American Bumper was acquired by Meridian with the backing of Windward Capital Partners in 1997, but kept the name until late 1999 when it became known as Meridian Automotive Systems Inc.
In 2007, Meridian was fined $7,700 for 16 MIOSHA violations, then another $840 for two violations in 2009.
In July 2009, Meridian sold the Ionia, Michigan plant to Flex-N-Gate, along with three other plants for a total of $42.5 million. These four plants would become Ventra Automotive. This deal came as part of Meridian’s preparations for Chapter 7 Bankruptcy, which left hundreds of workers unemployed.
In 2013, Ventra Ionia was fined $2,250 for yet another serious MIOSHA violation.
While the company name, ownership and technology has changed over the years, there has been a decades-long record of safety violations and now three deaths.
Flex-N-Gate owner Kahn was hailed for making the company the first US auto supplier to adopt “lean manufacturing” principles, now commonplace, to increase efficiency and reduce waste.
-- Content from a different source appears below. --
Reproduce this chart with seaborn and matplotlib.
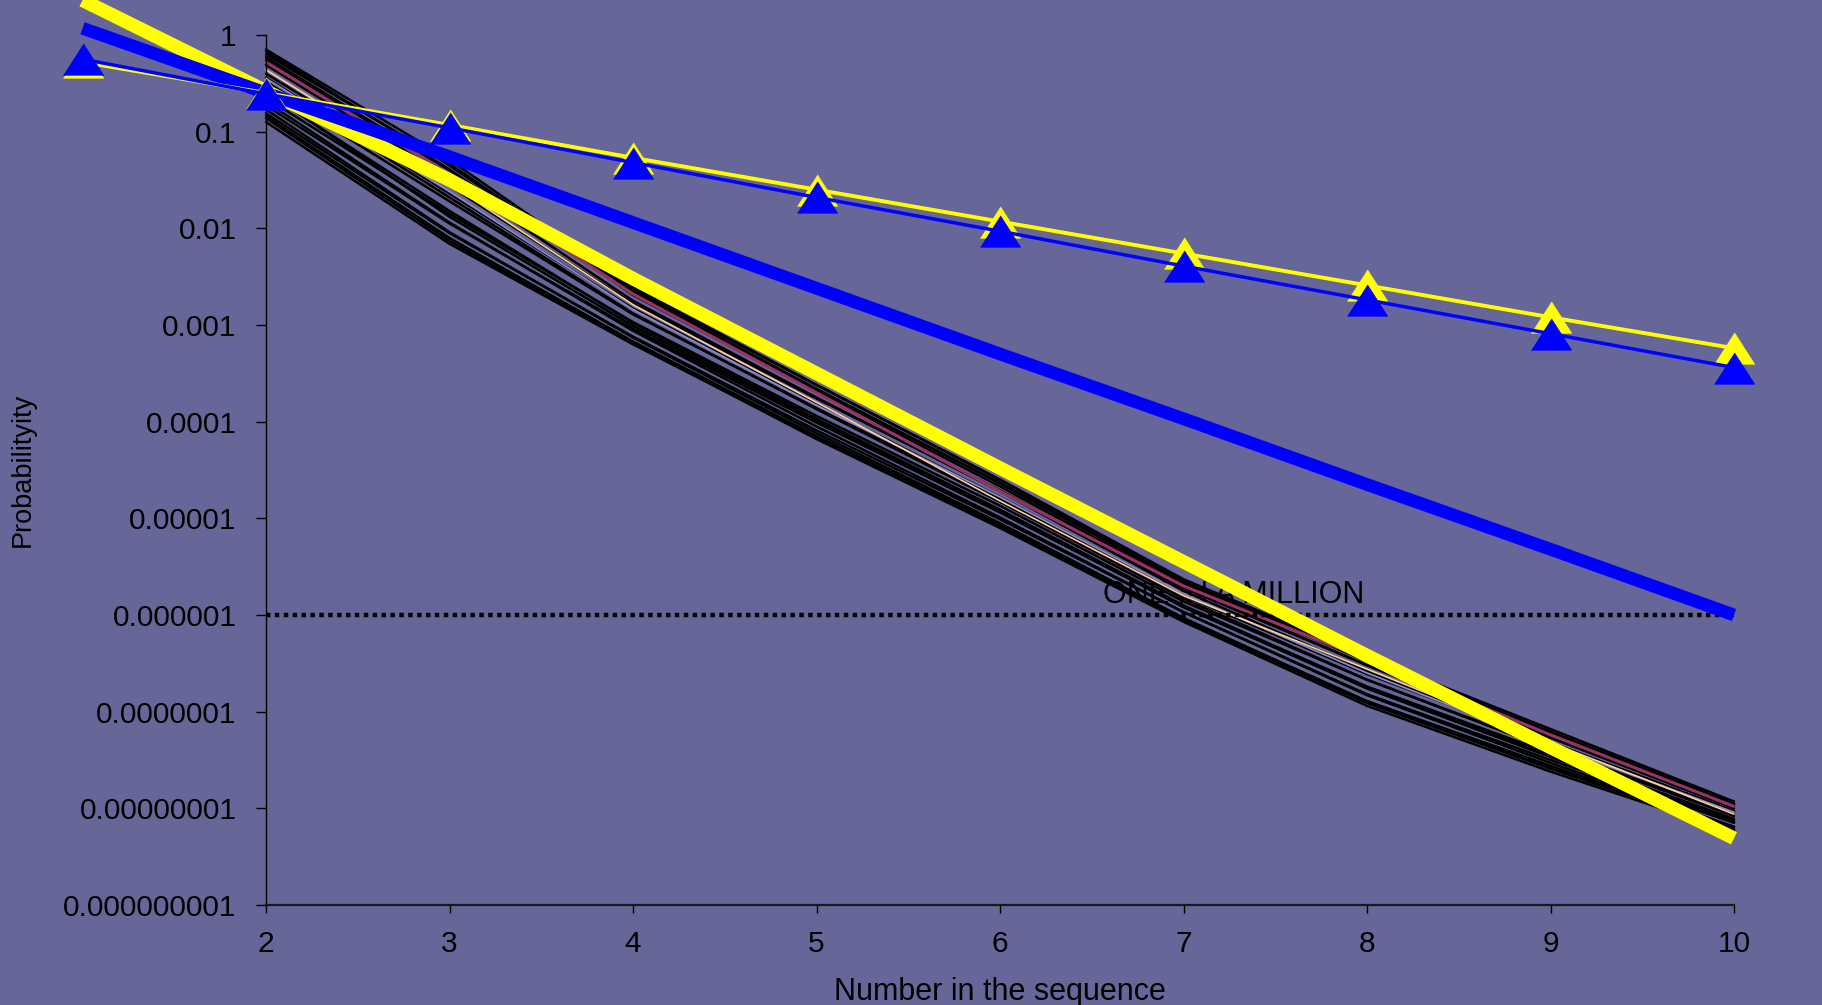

Kahn held a press conference with Detroit Mayor Mike Duggan on May 25, 2016 to announce a $95 million investment in a vacant industrial park that could create up to 750 jobs.
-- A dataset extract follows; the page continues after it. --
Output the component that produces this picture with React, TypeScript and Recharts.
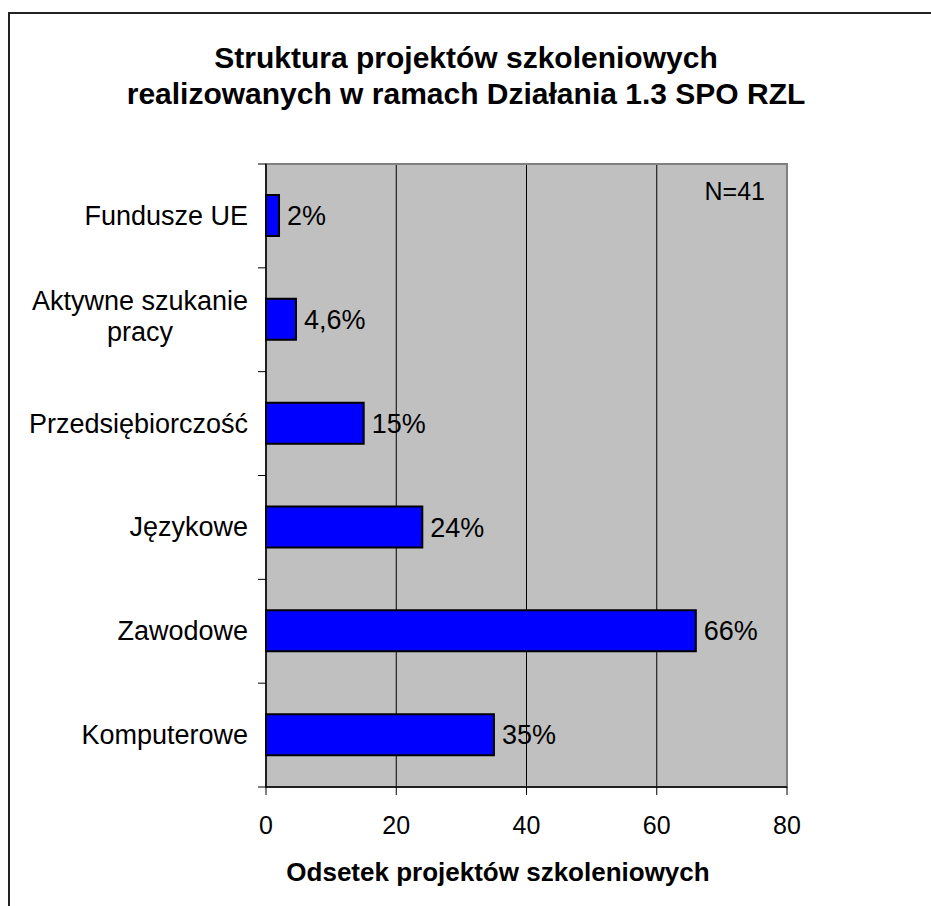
import React from 'react';
import { BarChart, Bar, XAxis, YAxis, CartesianGrid, LabelList, ReferenceArea } from 'recharts';

const categories = ['Fundusze UE', 'Aktywne szukanie pracy', 'Przedsiębiorczość', 'Językowe', 'Zawodowe', 'Komputerowe'];
const categoryLines = [['Fundusze UE'], ['Aktywne szukanie', 'pracy'], ['Przedsiębiorczość'], ['Językowe'], ['Zawodowe'], ['Komputerowe']];
const values = [2, 4.6, 15, 24, 66, 35];
const valueLabels = ['2%', '4,6%', '15%', '24%', '66%', '35%'];
const xTicks = [0, 20, 40, 60, 80];
const titleLines = ['Struktura projektów szkoleniowych', 'realizowanych w ramach Działania 1.3 SPO RZL'];
const axisTitle = 'Odsetek projektów szkoleniowych';
const noteText = 'N=41';

const data = categories.map((c, i) => ({ name: c, value: values[i], label: valueLabels[i], lines: categoryLines[i] }));

const W = 931;
const H = 906;
const PLOT_TOP = 164;
const PLOT_RIGHT = 787;
const PLOT_BOTTOM = 787;
const BAND = (PLOT_BOTTOM - PLOT_TOP) / categories.length;
const FONT = "'Liberation Sans', Arial, sans-serif";
const LABEL_SIZE = 27;
const VALUE_SIZE = 27;

let ctx: CanvasRenderingContext2D | null = null;
function measure(text: string, size: number) {
  if (typeof document === 'undefined') return text.length * size * 0.5;
  if (!ctx) ctx = document.createElement('canvas').getContext('2d');
  if (!ctx) return text.length * size * 0.5;
  ctx.font = `${size}px ${FONT}`;
  return ctx.measureText(text).width;
}

const CategoryTick = (props: any) => {
  const { x, y, payload, index } = props;
  const item = data.find((d) => d.name === payload.value);
  const lines = item ? item.lines : [String(payload.value)];
  const right = x - 18;
  const isLast = index === categories.length - 1;
  const top = y - BAND / 2;
  const bottom = y + BAND / 2;
  let texts;
  if (lines.length === 1) {
    texts = (
      <text x={right} y={y + 9} textAnchor="end" fontSize={LABEL_SIZE} fill="#000" fontFamily={FONT}>
        {lines[0]}
      </text>
    );
  } else {
    const maxW = Math.max(...lines.map((l) => measure(l, LABEL_SIZE)));
    const cx = right - maxW / 2;
    texts = lines.map((l, i) => (
      <text key={i} x={cx} y={y - 10 + i * 31} textAnchor="middle" fontSize={LABEL_SIZE} fill="#000" fontFamily={FONT}>
        {l}
      </text>
    ));
  }
  return (
    <g>
      <line x1={x - 8} x2={x} y1={top} y2={top} stroke="#000" strokeWidth={1} />
      {isLast && <line x1={x - 8} x2={x} y1={bottom} y2={bottom} stroke="#000" strokeWidth={1} />}
      {texts}
    </g>
  );
};

export default function App() {
  return (
    <div style={{ position: 'absolute', left: 0, top: 0, width: W, height: H, background: '#fff', fontFamily: FONT, overflow: 'hidden' }}>
      <div
        style={{
          position: 'absolute',
          left: 8,
          top: 12,
          width: W - 8,
          height: H - 12,
          borderLeft: '2px solid #222',
          borderTop: '2px solid #222',
          boxSizing: 'border-box',
        }}
      />
      <div style={{ position: 'absolute', left: 0, top: 0 }}>
        <BarChart
          width={W}
          height={H}
          data={data}
          layout="vertical"
          margin={{ top: PLOT_TOP, right: W - PLOT_RIGHT, bottom: H - PLOT_BOTTOM - 60, left: 8 }}
          barSize={41}
        >
          <CartesianGrid fill="#C0C0C0" horizontal={false} stroke="#000" strokeWidth={1} />
          <ReferenceArea x1={0} x2={80} fill="none" stroke="#808080" strokeWidth={2} ifOverflow="visible" />
          <XAxis
            type="number"
            domain={[0, 80]}
            ticks={xTicks}
            height={60}
            axisLine={{ stroke: '#000', strokeWidth: 1.5 }}
            tickLine={{ stroke: '#000' }}
            tickSize={8}
            tickMargin={21}
            tick={{ fontSize: 25, fill: '#000', fontFamily: FONT }}
            allowDecimals={false}
          />
          <YAxis
            type="category"
            dataKey="name"
            width={258}
            axisLine={{ stroke: '#000', strokeWidth: 1.5 }}
            tickLine={false}
            tickSize={0}
            tickMargin={0}
            tick={<CategoryTick />}
            interval={0}
          />
          <Bar dataKey="value" fill="#0000FF" stroke="#000" strokeWidth={2} isAnimationActive={false}>
            <LabelList dataKey="label" position="right" offset={8} fill="#000" fontSize={VALUE_SIZE} fontFamily={FONT} />
          </Bar>
        </BarChart>
      </div>
      <svg width={W} height={H} style={{ position: 'absolute', left: 0, top: 0, pointerEvents: 'none' }}>
        <text x={466} y={68} textAnchor="middle" fontSize={30} fontWeight="bold" fill="#000" fontFamily={FONT}>
          {titleLines[0]}
        </text>
        <text x={466} y={104} textAnchor="middle" fontSize={30} fontWeight="bold" fill="#000" fontFamily={FONT}>
          {titleLines[1]}
        </text>
        <text x={498} y={881} textAnchor="middle" fontSize={26} fontWeight="bold" fill="#000" fontFamily={FONT}>
          {axisTitle}
        </text>
        <text x={765} y={200} textAnchor="end" fontSize={25} fill="#000" fontFamily={FONT}>
          {noteText}
        </text>
      </svg>
    </div>
  );
}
The roots of these tragic deaths lie in the brutal conditions that exist in the auto parts industry, which have been imposed with the collaboration and complicity of the United Auto Workers and other manufacturing unions. Auto parts workers, who once were paid almost as much as workers at the Big Three automakers, are now some of the most exploited workers In America.
Beginning in the 1980s, the UAW collaborated with management in isolating and betraying a series of strikes by auto parts workers with the goal of lowering costs for the Detroit automakers.
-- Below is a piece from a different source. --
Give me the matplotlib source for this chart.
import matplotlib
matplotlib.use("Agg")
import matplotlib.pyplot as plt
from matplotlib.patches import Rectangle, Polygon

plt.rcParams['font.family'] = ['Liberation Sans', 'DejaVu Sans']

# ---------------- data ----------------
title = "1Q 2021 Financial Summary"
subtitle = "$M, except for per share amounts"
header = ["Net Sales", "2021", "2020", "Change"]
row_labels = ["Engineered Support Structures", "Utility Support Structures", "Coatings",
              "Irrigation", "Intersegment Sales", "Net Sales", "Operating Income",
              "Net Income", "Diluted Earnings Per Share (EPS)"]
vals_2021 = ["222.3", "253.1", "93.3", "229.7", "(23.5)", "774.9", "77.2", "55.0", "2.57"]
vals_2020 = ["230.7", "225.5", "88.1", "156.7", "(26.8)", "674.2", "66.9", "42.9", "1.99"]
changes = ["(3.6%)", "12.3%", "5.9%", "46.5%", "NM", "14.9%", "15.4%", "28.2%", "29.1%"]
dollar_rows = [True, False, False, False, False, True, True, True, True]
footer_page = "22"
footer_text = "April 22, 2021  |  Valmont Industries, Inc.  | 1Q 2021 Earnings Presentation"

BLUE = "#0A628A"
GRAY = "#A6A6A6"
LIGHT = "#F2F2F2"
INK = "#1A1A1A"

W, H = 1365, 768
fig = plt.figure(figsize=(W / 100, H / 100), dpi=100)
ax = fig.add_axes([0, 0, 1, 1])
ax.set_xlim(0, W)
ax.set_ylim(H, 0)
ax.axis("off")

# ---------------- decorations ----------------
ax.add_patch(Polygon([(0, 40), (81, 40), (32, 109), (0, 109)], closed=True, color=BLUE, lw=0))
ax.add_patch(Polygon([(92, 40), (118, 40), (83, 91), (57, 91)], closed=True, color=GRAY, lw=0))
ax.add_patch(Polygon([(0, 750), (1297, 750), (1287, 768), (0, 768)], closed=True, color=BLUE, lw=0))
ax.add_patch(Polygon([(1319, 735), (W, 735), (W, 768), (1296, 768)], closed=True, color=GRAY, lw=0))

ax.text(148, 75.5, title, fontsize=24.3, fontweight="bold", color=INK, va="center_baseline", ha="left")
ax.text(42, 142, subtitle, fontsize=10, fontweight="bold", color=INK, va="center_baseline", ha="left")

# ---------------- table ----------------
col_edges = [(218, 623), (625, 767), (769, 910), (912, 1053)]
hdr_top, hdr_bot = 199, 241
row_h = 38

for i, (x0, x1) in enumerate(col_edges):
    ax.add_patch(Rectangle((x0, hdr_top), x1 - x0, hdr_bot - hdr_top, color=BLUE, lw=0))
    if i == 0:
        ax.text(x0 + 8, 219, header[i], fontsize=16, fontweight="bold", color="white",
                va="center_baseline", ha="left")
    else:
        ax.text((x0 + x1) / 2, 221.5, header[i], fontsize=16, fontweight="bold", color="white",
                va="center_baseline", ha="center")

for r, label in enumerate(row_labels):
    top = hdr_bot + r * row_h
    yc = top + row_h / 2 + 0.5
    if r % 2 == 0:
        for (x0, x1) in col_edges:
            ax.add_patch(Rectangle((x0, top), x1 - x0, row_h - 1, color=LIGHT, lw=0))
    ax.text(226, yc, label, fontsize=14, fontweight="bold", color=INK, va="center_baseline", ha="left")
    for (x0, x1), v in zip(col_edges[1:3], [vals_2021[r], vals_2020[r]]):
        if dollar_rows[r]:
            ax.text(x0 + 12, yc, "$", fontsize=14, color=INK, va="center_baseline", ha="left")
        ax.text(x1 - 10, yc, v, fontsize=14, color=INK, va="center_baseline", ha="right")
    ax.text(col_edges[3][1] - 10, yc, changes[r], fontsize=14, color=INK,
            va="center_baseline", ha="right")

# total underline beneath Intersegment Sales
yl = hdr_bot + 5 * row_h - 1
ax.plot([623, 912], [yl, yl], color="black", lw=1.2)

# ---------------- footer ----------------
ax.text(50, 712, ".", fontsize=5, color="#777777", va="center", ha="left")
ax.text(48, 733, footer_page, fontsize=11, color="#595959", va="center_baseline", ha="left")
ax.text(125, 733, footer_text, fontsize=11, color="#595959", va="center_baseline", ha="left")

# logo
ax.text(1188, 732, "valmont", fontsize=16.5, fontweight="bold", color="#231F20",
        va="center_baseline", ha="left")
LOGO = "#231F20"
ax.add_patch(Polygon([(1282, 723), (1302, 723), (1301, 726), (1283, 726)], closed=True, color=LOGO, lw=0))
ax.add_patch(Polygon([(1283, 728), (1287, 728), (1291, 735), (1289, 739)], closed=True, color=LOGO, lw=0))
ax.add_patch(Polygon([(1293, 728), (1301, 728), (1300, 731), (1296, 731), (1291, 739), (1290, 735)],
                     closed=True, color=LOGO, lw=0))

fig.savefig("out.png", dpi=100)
This process accelerated in the 1990s, with the auto companies spinning off their parts divisions in order to renegotiate substandard contracts. A series of bankruptcies followed, which were used by the UAW to impose further cuts to wages and pensions.
Currently auto parts workers make about one-third less than a typical auto assembly line worker, with the wages in the auto parts industry falling by 14 percent between 2003 and 2013.